Audio By Carbonatix
Following a recent airstrike launched on suspected terrorists’ hideouts in Sokoto State by the United States government, operatives of the Ondo State Security Network Agency, the Amotekun Corps, have arrested 39 persons allegedly escaping from the northern parts of Nigeria.
The Corps also apprehended 61 other suspected kidnappers, armed robbers, car snatchers, and those who flouted the anti-open grazing law during the festive period.
The Commander of Amotekun Corps in Ondo State, Adetunji Adeleye, disclosed this while parading over 100 suspects who were nabbed in different parts of Ondo State, at the headquarters of the corps in Akure.
Adeleye stated that the 39 suspected bandits who were arrested at a forest located near Elegbeka community in Ose Local Government area of the state confessed that they are fleeing from the northern part of the country due to the recent attacks launched against them.
According to Adeleye, the suspects are still being profiled for possible prosecution or repatriation to their base.
He disclosed that the Amotekun boundary patrols of Ekiti/ Ondo, Osun/Ondo, and Ogun/Ondo have yielded tremendous results.
Last week, US President Donald Trump announced “powerful and deadly” strikes against the terrorists in the north-west region.
Trump said in a Truth Social post that the military conducted “multiple strikes” but did not elaborate.

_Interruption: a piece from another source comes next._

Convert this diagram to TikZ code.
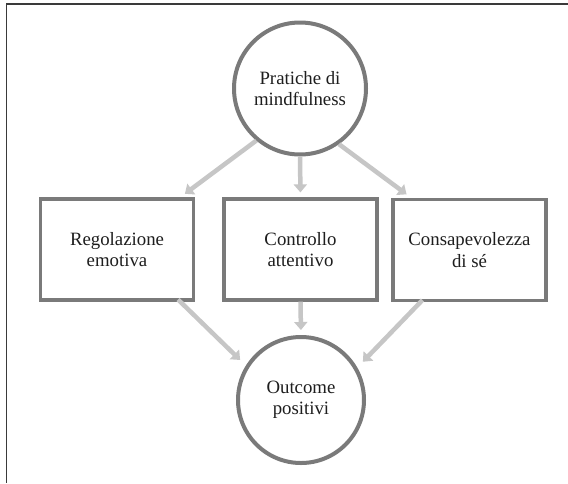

“MERRY CHRISTMAS to all, including the dead Terrorists, of which there will be many more if their slaughter of Christians continues,” Trump posted to social media.
The U.S. Africa Command (AFRICOM) said multiple people, whom it said were Islamic State terrorists, were killed in strikes in Sokoto state, which is in the northwestern part of the country bordering Niger and has become a hot spot for a resurgence in violent extremism and the kidnapping of schoolchildren.
The Pentagon said Thursday that the Nigerian government approved the strikes and worked with the United States to carry them out.
On Friday, Foreign Affairs Minister Yusuf Tuggar told Channels Television that Nigeria provided intelligence to the U.S. for the strikes and that he had spoken with Secretary of State Marco Rubio twice in the lead-up, including in one call that lasted 19 minutes.
“This is what we’ve always been hoping for — to work with the Americans, work with other countries to combat terrorism,” he said. But in several media interviews after the strikes, he pushed back on the framing of the country’s security issues as being about religion.
Referring to his discussion with Rubio, he said it was agreed that statements by the two governments “would show clearly that it is a strike against terrorism … and that it is not to do with religion, but is to do with protecting Nigerians and innocent lives.”
“When you try to reduce it to just say, ‘Oh, no, it’s Muslims killing Christians in Nigeria,’ you see how you can get it completely wrong. It’s a regional conflict,” he added.
Trump had placed Nigeria as a country of particular concern over what he described as the mass killing of Christians. He thereafter threatened military action in the West African nation.